# Leo at the vet---is this my dog?



## MamaofLEO (Aug 8, 2014)

So Leo went to the vet yesterday and I was dreading it! We are usually ushered into a room as he is "vocal". But starting about a month ago, I have brought him there about 4 times over the month (with our yellow "in training" leash and collar set) and each time we walked in, sat for a couple minutes and then on the last visit, 10 minutes---and it paid off! This is him cool as a cucumber (there are actually 3 dogs and owner--1 with a little girl) checking out and he sat with no qualms! I couldn't believe it! We were sitting next to the scale (he is 80 lbs, already!!! my little pup- I still don't see him at 80# :-O) and the 5 year old little girl ran up to him to pet him and he lay down and turned head and looked at me (our trainer said looking back on walks and during trainable situations was a true test of trust!---but then again, he is absolutely a velco-dog. He was calm and relaxed and alert (in a good way) of his surroundings) and not a bark our whole visit. He has a habit of sitting then laying when little kids run up to him---happened on a walk about 2 months ago when the neighbors little one (about 18 months old) ran down her driveway to see him, yelling, "Yee-oh! (Leo in kid giberish ---he sat right down (from a walk) and then laid down. 

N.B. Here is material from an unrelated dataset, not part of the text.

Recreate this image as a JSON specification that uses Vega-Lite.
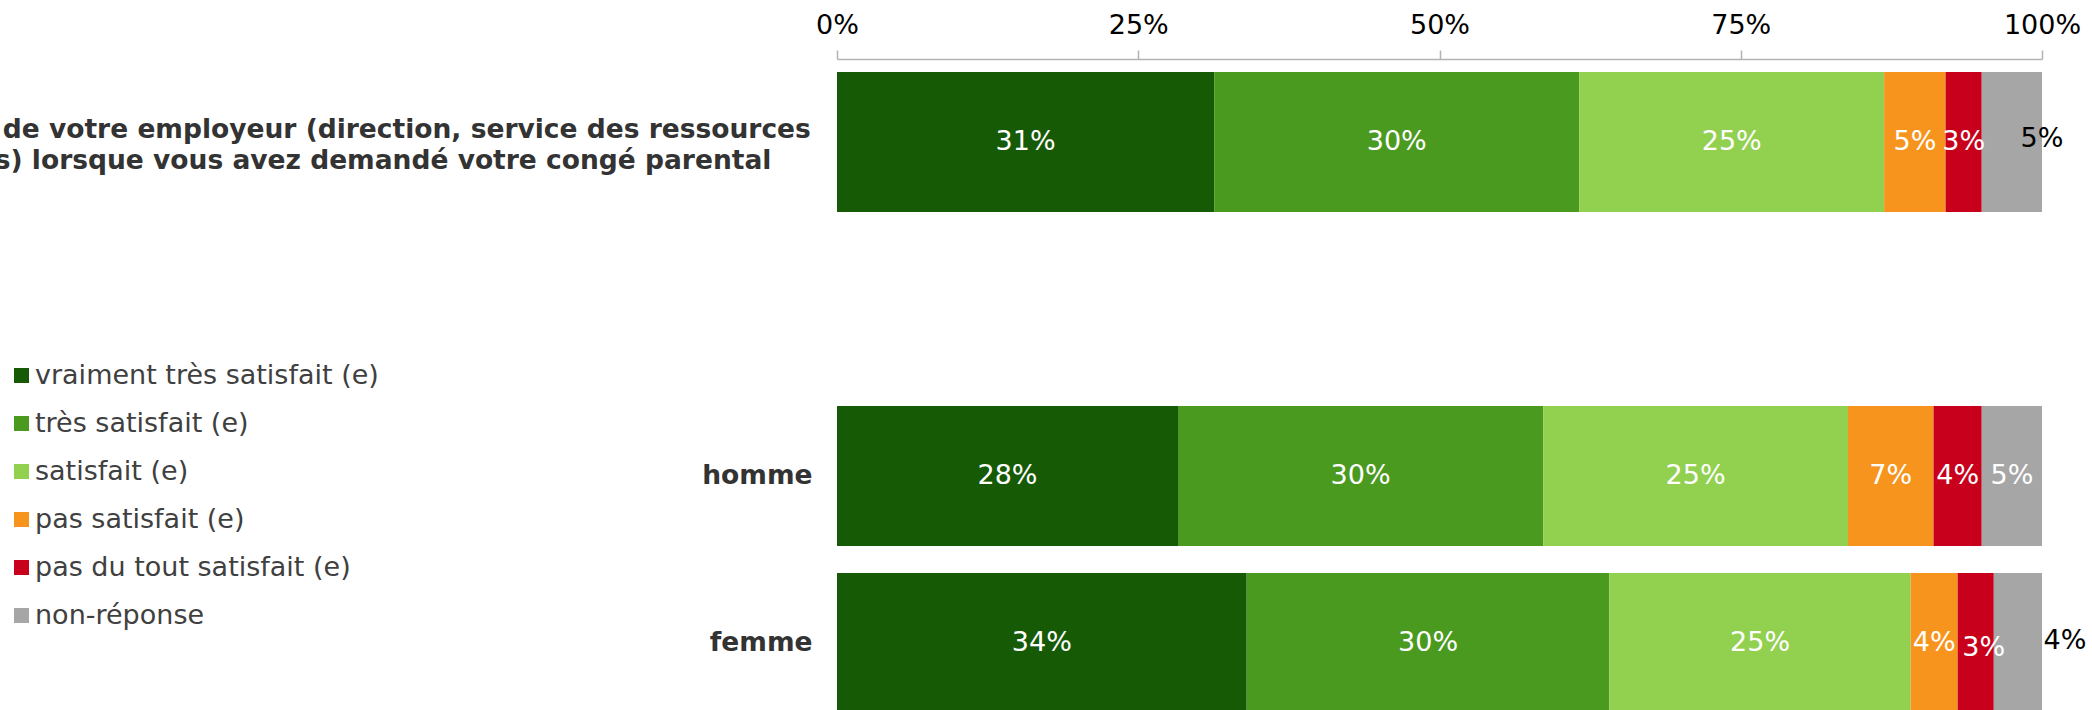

I received the awesome advice to visit the vet on this GSD board and I (and Leo) thank you! Great advice!


----------



## Nigel (Jul 10, 2012)

Good job Leo!


----------



## dogma13 (Mar 8, 2014)

You are doing such a good job with him!That's really great to hear


----------



## kelbonc (Aug 25, 2014)

Congrats!! It feels great when hard work pays off!! Good boy Leo!!


----------



## Kyleigh (Oct 16, 2012)

Isn't it awesome what all your hard work finally pays off? You have definitely earned bragging rights for that one


----------



## jschrest (Jun 16, 2015)

Thats awesome, way to go Leo!


----------



## MamaofLEO (Aug 8, 2014)

Thank you, all!!!


----------



## Daisy&Lucky's Mom (Apr 24, 2011)

Thats great. Way to go for both you and Leo. Leo you are super good boy.


----------



## smgorham (Oct 11, 2015)

Way to go!


----------



## RZZNSTR (Jan 24, 2015)

Bravo and well done!


----------



## MythicMut (May 22, 2015)

Good boy Leo! You should be very proud of your work with him.


----------